Part of that appeal lies in the storytelling. Every tournament produces redemption arcs, emerging stars, dramatic upsets and emotional farewells. The Messi story in Qatar wasn't just a football story; it became a global narrative. Brands that aligned themselves with that moment benefited from the emotional energy surrounding it.
And emotion, as every marketer knows, tends to outlast advertising alone.
Not Every Audience Is Equal
The conversation around sports marketing often becomes obsessed with scale. How many viewers? How many impressions? How many minutes watched?
Those metrics matter. But audience quality matters too.
Football followers in India are typically younger, urban, digitally connected and globally aware. They are comfortable consuming international content, discovering new brands and engaging online.
For categories such as automobiles, financial services, travel, consumer technology, alcohol and personal care, that audience profile can be particularly attractive. Premium brands often view the World Cup as an opportunity to connect with consumers who are aspirational and globally exposed.
A smaller audience is not necessarily a weaker audience. In some cases, it can be more valuable.
That said, football's commercial appeal should not be overstated. There have been instances where broadcasters attempted to command premium rates for the final stages of a World Cup, expecting demand to surge as the tournament approached its climax. The response was not always as enthusiastic as anticipated. It serves as a reminder that while the World Cup commands attention, advertisers still evaluate opportunities through the lens of audience fit and return on investment.
The Knockout Effect
Another strength of the World Cup is its ability to expand beyond football's core fan base.
Club football attracts loyal followers, but the World Cup operates on a different level. As the tournament progresses, casual viewers begin to drift in. A penalty shootout, a shock result or a breakout star can quickly draw new audiences into the conversation.
By the knockout rounds, the event often takes on a life of its own. Offices discuss results, families watch together and social feeds fill with highlights and memes.
For brands, those moments are valuable because the conversation extends well beyond the broadcast itself.
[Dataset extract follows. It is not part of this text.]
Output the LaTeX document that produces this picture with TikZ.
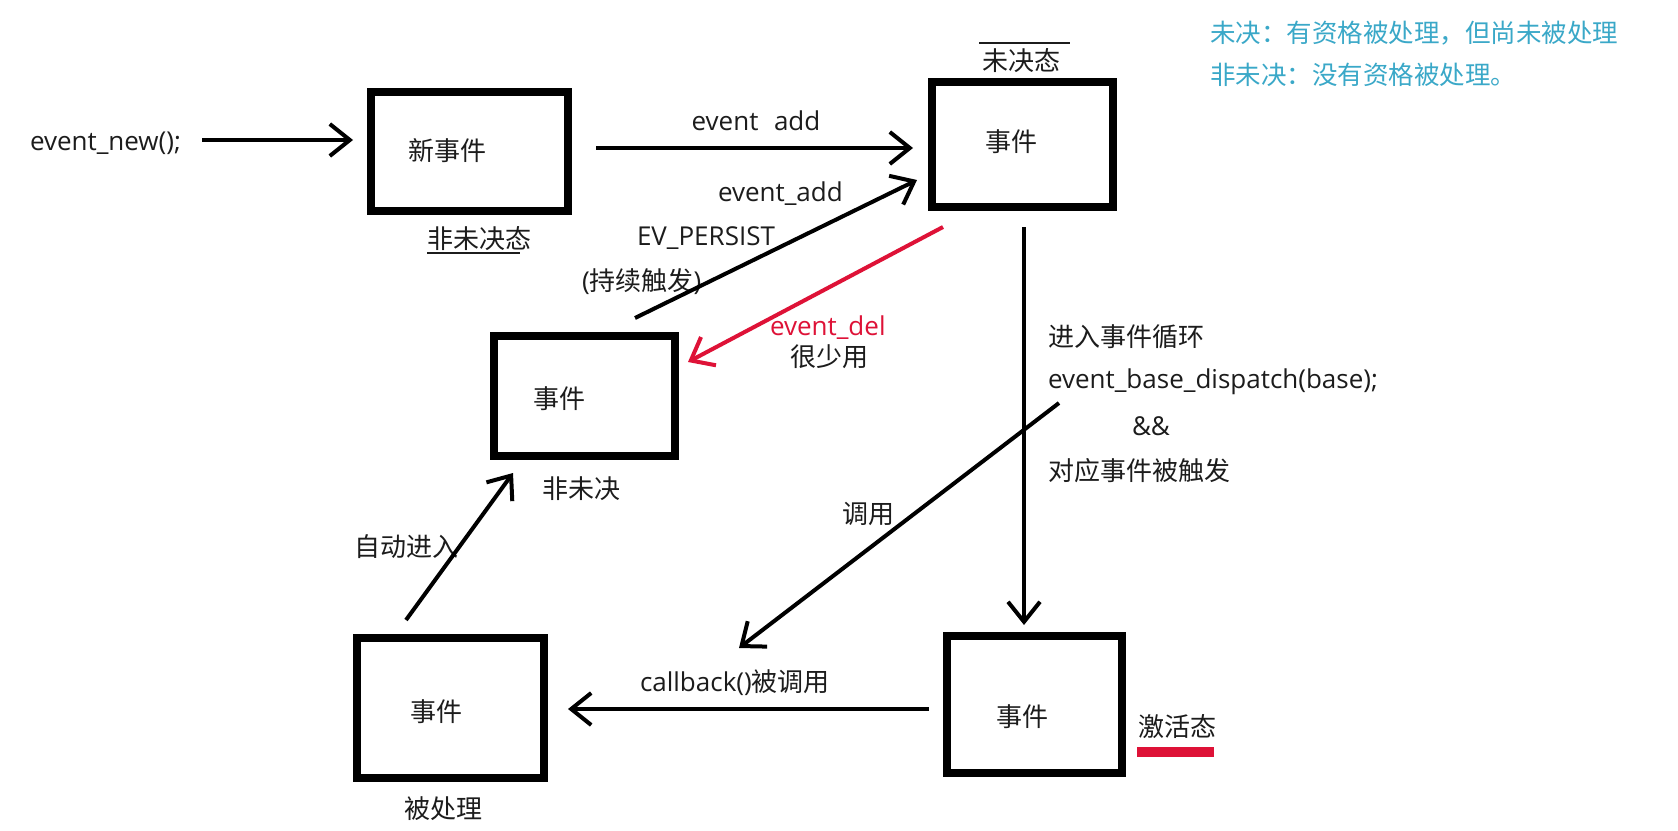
\documentclass[tikz,border=0pt]{standalone}
\usepackage{fontspec}
\setmainfont{Open Sans}
\newfontfamily\cjk{Noto Sans CJK SC}
\usetikzlibrary{arrows.meta}
\definecolor{ink}{RGB}{28,28,28}
\definecolor{noteblue}{RGB}{58,168,200}
\definecolor{delred}{RGB}{222,18,55}
\tikzset{
  box/.style={draw=black, line width=8pt, rectangle},
  lbl/.style={inner sep=0pt, outer sep=0pt, text=ink, font=\fontsize{26pt}{30pt}\selectfont, text height=20pt, text depth=4pt},
  wlbl/.style={lbl, anchor=west},
  note/.style={wlbl, text=noteblue, font=\fontsize{25.5pt}{28pt}\selectfont},
  arr/.style={draw=black, line width=4pt, -{Straight Barb[length=20pt,width=32pt]}},
  redarr/.style={arr, draw=delred},
}
\begin{document}
\begin{tikzpicture}[x=1pt,y=-1pt]
\useasboundingbox (0,0) rectangle (1678,830);
\fill[white] (0,0) rectangle (1678,830);

% boxes
\node[box, minimum width=197pt, minimum height=119pt] (b1) at (469.5,151.5) {};
\node[box, minimum width=181pt, minimum height=125pt] (b2) at (1022.5,144.5) {};
\node[box, minimum width=181pt, minimum height=120pt] (b3) at (584.5,396) {};
\node[box, minimum width=175pt, minimum height=137pt] (b4) at (1034.5,704.5) {};
\node[box, minimum width=187pt, minimum height=140pt] (b5) at (450.5,708) {};

% box texts
\node[lbl] (t1) at (447,152) {\cjk 新事件};
\node[lbl] (t2) at (1011,143) {\cjk 事件};
\node[lbl] (t3) at (559,400) {\cjk 事件};
\node[lbl] (t4) at (1022,718) {\cjk 事件};
\node[lbl] (t5) at (436,713) {\cjk 事件};

% labels
\node[wlbl] (lnew) at (30,142) {event\_new();};
\node[lbl] (ladd1) at (756,122) {event\hspace{0.6em}add};
\node[wlbl] (ladd2) at (718,193) {event\_add};
\node[wlbl] (lpers) at (637,237) {EV\_PERSIST};
\node[wlbl] (lcont) at (582,282) {({\cjk 持续触发})};
\node[wlbl, text=delred] (ldel) at (770,327) {event\_del};
\node[wlbl] (lrare) at (790,358) {\cjk 很少用};
\node[wlbl] (lpend) at (982,62) {\cjk 未决态};
\node[wlbl] (lnp1) at (427,240) {\cjk 非未决态};
\node[wlbl] (lnp2) at (542,490) {\cjk 非未决};
\node[wlbl] (lauto) at (354,548) {\cjk 自动进入};
\node[wlbl] (lcall) at (842,515) {\cjk 调用};
\node[wlbl] (lcb) at (640,683) {callback(){\cjk 被调用}};
\node[wlbl] (ldone) at (404,810) {\cjk 被处理};
\node[wlbl] (lloop) at (1048,338) {\cjk 进入事件循环};
\node[wlbl] (ldisp) at (1048,380) {event\_base\_dispatch(base);};
\node[wlbl] (land) at (1132,427) {\&\&};
\node[wlbl] (ltrig) at (1048,472) {\cjk 对应事件被触发};
\node[wlbl] (lact) at (1138,728) {\cjk 激活态};
\node[note] (n1) at (1210,34) {\cjk 未决：有资格被处理，但尚未被处理};
\node[note] (n2) at (1210,76) {\cjk 非未决：没有资格被处理。};

% over/underlines and bar
\coordinate (ol1) at (979,43); \coordinate (ol2) at (1070,43);
\draw[line width=1.5pt, ink] (ol1) -- (ol2);
\coordinate (ul1) at (427,253); \coordinate (ul2) at (520,253);
\draw[line width=1.5pt, ink] (ul1) -- (ul2);
\coordinate (rb1) at (1137,752); \coordinate (rb2) at (1214,752);
\draw[line width=10pt, delred] (rb1) -- (rb2);

% connector end points
\coordinate (a1s) at (202,140); \coordinate (a1e) at (353,140);
\coordinate (a2s) at (596,148); \coordinate (a2e) at (913,148);
\coordinate (a3s) at (635,318); \coordinate (a3e) at (917,180);
\coordinate (a4s) at (943,227); \coordinate (a4e) at (688,362);
\coordinate (a5s) at (1024,227); \coordinate (a5e) at (1024,625);
\coordinate (a6s) at (1059,403); \coordinate (a6e) at (739,648);
\coordinate (a7s) at (929,709); \coordinate (a7e) at (568,709);
\coordinate (a8s) at (406,620); \coordinate (a8e) at (513,473);

\draw[arr] (a1s) -- (a1e);
\draw[arr] (a2s) -- (a2e);
\draw[arr] (a3s) -- (a3e);
\draw[redarr] (a4s) -- (a4e);
\draw[arr] (a5s) -- (a5e);
\draw[arr] (a6s) -- (a6e);
\draw[arr] (a7s) -- (a7e);
\draw[arr] (a8s) -- (a8e);
\end{tikzpicture}
\end{document}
Few media properties generate that kind of ripple effect across platforms.
A Place on the Media Plan
Of course, advertisers are not writing blank cheques.
Marketing budgets remain under pressure. Cricket continues to absorb a substantial share of spending. And with festive-season campaigns competing for attention, every investment faces tougher scrutiny than before.
Yet FIFA continues to earn its place on media plans.
Why?
Because the World Cup offers something that ordinary advertising inventory cannot: relevance.
There is a difference between buying an advertisement and becoming part of a cultural moment. The latter tends to leave a deeper impression.
For many brands, the tournament provides an opportunity to build visibility ahead of the festive season while associating with one of the world's most recognised sporting events.
Why FIFA Still Matters
Late-night kick-offs will always limit football's reach compared with prime-time cricket. That's simply the reality of geography.
But those viewing challenges have not diminished the tournament's appeal. If anything, the audience willing to stay up late for a match is often more engaged than the average viewer. They are choosing to watch because they care about the outcome.
Ultimately, the FIFA World Cup is not trying to replace cricket in India. It doesn't have to.
What it offers is something different: global relevance, emotional storytelling and access to an audience that many brands actively want to reach.
At a time when consumers are bombarded with content from every direction, the World Cup remains one of the few events capable of stopping people mid-scroll and pulling them into a shared experience.
Football doesn't need to win the battle against cricket. Its job is much simpler: command attention when attention is hardest to find.
On that front, the World Cup continues to deliver. And that's why, despite tighter budgets and tougher conversations in boardrooms, brands will keep showing up when football's biggest stage returns.